Monday 14 March 2016

Another step in the evolution of the British Celtic sword pommel: conclusion

White Cottage, The Square, Alveston
photo: Michael Elcock

My lead graphic, today, is not the camp at Alveston but a completely unrelated cottage in the village. There is not much to see at the camp as it is cut in two by the A38 and is now agricultural land. Finds through archaeological field-walking are equally uninteresting. I could have shown you an available photo of a lay-by on the A38 nearby but it was a drab scene on a drab day and could have been almost anywhere. The photo of the cottage is far nicer, in its subject and its composition.




A film I have seen many times is Creator (1985), starring Peter O'Toole and Mariel Hemingway, and an oft used term said by O' Toole throughout the film is "the big picture". It has inspired many quotes and is the opening theme in Mike Weber's book: Our Muddled Millenium, 2015. The big picture consists of many connections which should be discussed as the true context of anything we could name but in the poorer expressions of archaeology it does not even leave the archaeological site. Better archaeology takes into consideration not just other sites besides the one being excavated but the surrounding region as well. Still, the big picture is not restricted to matters of places or even of times.

One of the connections I have dealt with in this series is the relationship of form and decoration seen from an evolutionary cladistic perspective. Its subject has been sword pommels which have a further connection in being frequently lost because of the nature of their manufacture and material (like another commonly lost Celtic object, the linchpin terminal, it is a matter of iron being attached to bronze).

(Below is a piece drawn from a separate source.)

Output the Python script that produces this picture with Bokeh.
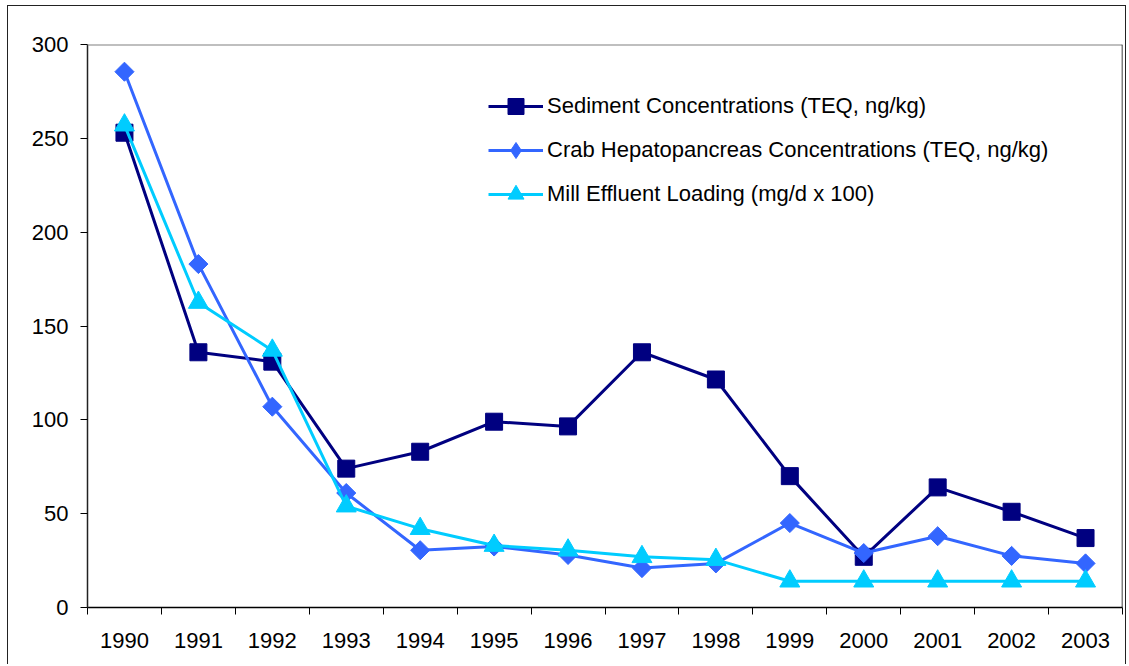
import numpy as np
from bokeh.plotting import figure
from bokeh.models import FixedTicker, Span, Legend, LegendItem, Range1d
from bokeh.embed import file_html
from bokeh.resources import INLINE

years = ["1990", "1991", "1992", "1993", "1994", "1995", "1996",
         "1997", "1998", "1999", "2000", "2001", "2002", "2003"]
sediment = [253, 136, 131, 74, 83, 99, 96.5, 136, 121.5, 70, 27, 64, 51, 37]
crab = [285.5, 183, 107, 61, 30.5, 32.5, 28, 21, 23.5, 45, 29, 38, 27.5, 23.5]
mill = [257, 162.5, 137, 54, 42, 33, 30.5, 27, 25.5, 14, 14, 14, 14, 14]
y_ticks = [0, 50, 100, 150, 200, 250, 300]
series_names = ["Sediment Concentrations (TEQ, ng/kg)",
                "Crab Hepatopancreas Concentrations (TEQ, ng/kg)",
                "Mill Effluent Loading (mg/d x 100)"]

FONT = "Liberation Sans"
xs = list(range(len(years)))

p = figure(width=1119, height=659, output_backend="svg", toolbar_location=None,
           x_range=Range1d(-0.5, len(years) - 0.5), y_range=Range1d(0, 300),
           min_border_left=79, min_border_top=38, min_border_right=5,
           min_border_bottom=58)
p.styles = {"border": "1px solid #222", "border-bottom": "none",
            "margin-left": "7px", "margin-top": "5px"}
p.outline_line_color = None
p.background_fill_color = "white"
p.border_fill_color = "white"

# axes
xa = p.xaxis[0]
xa.ticker = FixedTicker(ticks=xs, minor_ticks=[i - 0.5 for i in range(len(years) + 1)])
xa.major_label_overrides = {i: y for i, y in enumerate(years)}
xa.major_tick_out = 0
xa.major_tick_in = 0
xa.minor_tick_out = 7
xa.minor_tick_in = 0
xa.minor_tick_line_color = "black"
xa.minor_tick_line_width = 1
xa.axis_line_color = "black"
xa.axis_line_width = 1.5
xa.major_label_standoff = 18
xa.major_label_text_font = FONT
xa.major_label_text_font_size = "22px"
xa.major_label_text_color = "black"

ya = p.yaxis[0]
ya.ticker = FixedTicker(ticks=y_ticks, minor_ticks=[])
ya.major_tick_out = 7
ya.major_tick_in = 0
ya.major_tick_line_color = "black"
ya.axis_line_color = "#222"
ya.axis_line_width = 1.5
ya.major_label_standoff = 12
ya.major_label_text_font = FONT
ya.major_label_text_font_size = "22px"
ya.major_label_text_color = "black"

p.xgrid.visible = False
p.ygrid.visible = False

p.add_layout(Span(location=300, dimension="width", line_color="#808080", line_width=2))
p.add_layout(Span(location=len(years) - 0.5, dimension="height", line_color="black", line_width=1.5))

# series
NAVY = "#000080"
BLUE = "#3366FF"
CYAN = "#00CCFF"

r1l = p.line(xs, sediment, line_color=NAVY, line_width=3)
r1m = p.scatter(xs, sediment, marker="square", size=17, fill_color=NAVY, line_color=NAVY)
r2l = p.line(xs, crab, line_color=BLUE, line_width=3)
r2m = p.scatter(xs, crab, marker="square", angle=np.pi / 4, size=13.5, fill_color=BLUE, line_color=BLUE)
r2k = p.scatter(xs, crab, marker="diamond", size=0, fill_color=BLUE, line_color=BLUE)
r3l = p.line(xs, mill, line_color=CYAN, line_width=3)
r3m = p.scatter(xs, mill, marker="triangle", size=20, fill_color=CYAN, line_color=CYAN)

legend = Legend(items=[
    LegendItem(label=series_names[0], renderers=[r1l, r1m]),
    LegendItem(label=series_names[1], renderers=[r2l, r2k]),
    LegendItem(label=series_names[2], renderers=[r3l, r3m]),
], location=(401, 393))
legend.border_line_color = None
legend.background_fill_alpha = 0
legend.padding = 0
legend.margin = 0
legend.glyph_width = 55
legend.glyph_height = 40
legend.spacing = 4
legend.label_standoff = 4
legend.label_text_font = FONT
legend.label_text_font_size = "22px"
legend.label_text_color = "black"
legend.label_height = 20
p.add_layout(legend)

open("out.html", "w").write(file_html(p, INLINE))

This is the underside of the Alveston pommel and you can see the iron stains bleeding through the mineralized fill which surrounded the sword's tang, just as you can see the same on the Oxfordshire pommel. Yet to be done, but easy enough to do would be an XRF analysis of the bronze. If it is of local metal of the period it will have a higher cobalt impurity than its nickel impurity, if the metal is continental, it will not. The impurities in the Oxfordshire pommel  were securely at the maximum for this profile: 0.303% Co., 0.016% Ni. (average of five locations).  After I had told the electron microprobe operator what I was looking (and hoping) for, he ran the numbers and said "I've just made your day". "No", I replied, "You've made my year". It was an unprecedented British example of the Plastic Style and another example is still yet to be found. I thought it was British because of its stylistic characteristics but all of the world's experts were telling me via email that was not possible (based on precedents). As Ferlinghetti wrote, "Fortune has its cookies to give out". Its material, and its stylistic features being the origin of the British trumpet motif is what makes it "important". That part of the big picture extends to the later development of all of the British Celtic styles and techniques. The British Museum, who know about it, are not very interested in obtaining it. There is another part of the big picture: they did not recognize it when one of their staff signed its export permit. Perhaps it will go to the Ashmolean, perhaps another collector. I am in no hurry. The big picture has many details.

Another test which can be done is carbon 14 on the iron (many people do not know this is possible), but stylistic dating is far more focused and the C14 test for this sort of application would need removal of material and testing in a "clean-room" (that eliminates my place). I imagine that it can be done in only a few locations and is probably very expensive. These considerations are connections, too.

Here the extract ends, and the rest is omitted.